ATROPELLAR LA NAVIDAD

Paro en la vereda de un parque vacío en navidad y mis pantalones están mojados. Hay gente que duerme en la calle, yo duermo sobre mi moto, a la luz de las estrellas, después de la última entrega busco un sendero hacia el campo abierto y desértico, estaciono y de bruces cambio pies por manos, manubrio por ruedas traseras.

Después de la pandemia decidí viajar en moto y trabajar de delivery allí donde vaya. Es mi tercera navidad desde que partí de La Paz. Pasé por Oruro, Puno, Cuzco, Lima, el Pacífico, Guayaquil, Quito, Colombia, Centroamérica, y aquí estoy, ahora, en un no-lugar.

El del restaurant chino me pasó una bolsa enorme que sostuve con las dos manos, por una ventanita que daba a una calle llena de grasa renegrida como los peroles que se alcanzan dentro. La basura se pega a mis botas, bolsas plásticas melosas. La mochila cuadrada a penas cierra cuando la llena con la bolsa, que parece tener varios envases frágiles y mal sellados.

Subo a la moto y me acomodo sobre el asiento, muevo las nalgas. Tras de mí, siento la calidez, luego la velocidad y el valor, y la brisa como un suspiro en mi oreja, como una muchacha, como esa de La Paz. La pantalla muestra que he alcanzado mi destino, al lado del parque, sobre mis pantalones mojados, porque los envases estaban mal sellados. Con el cielo sin luna, sin estrellas y la calle sin autos, sin gente, ni siquiera una brisa se aparece para mecer una ramita de los árboles secos y abandonados de ese páramo desolado salpicado de asientos.

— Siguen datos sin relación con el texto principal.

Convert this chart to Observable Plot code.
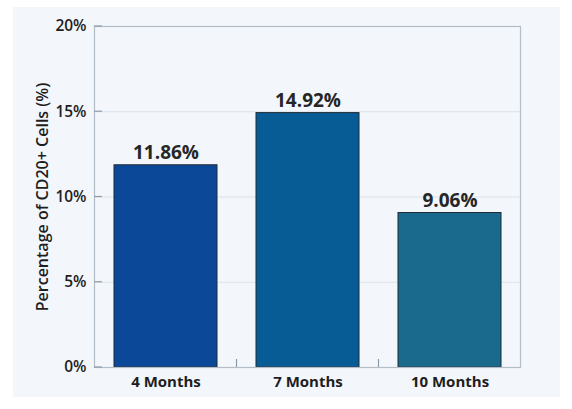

En la mochila estaba la cena de una familia, de una casa sin luces de navidad, sin césped, sin timbre. La bolsa era una sola masa que chorreaba sobre mis guantes. Cerca de la puerta escuché voces, femeninas, masculinas, no binarias, que piloteaban sobre el llanto agudo de una criatura. Dejo el encargo en el piso, me voy hacia el parque, hacia mi moto, hacia el sendero.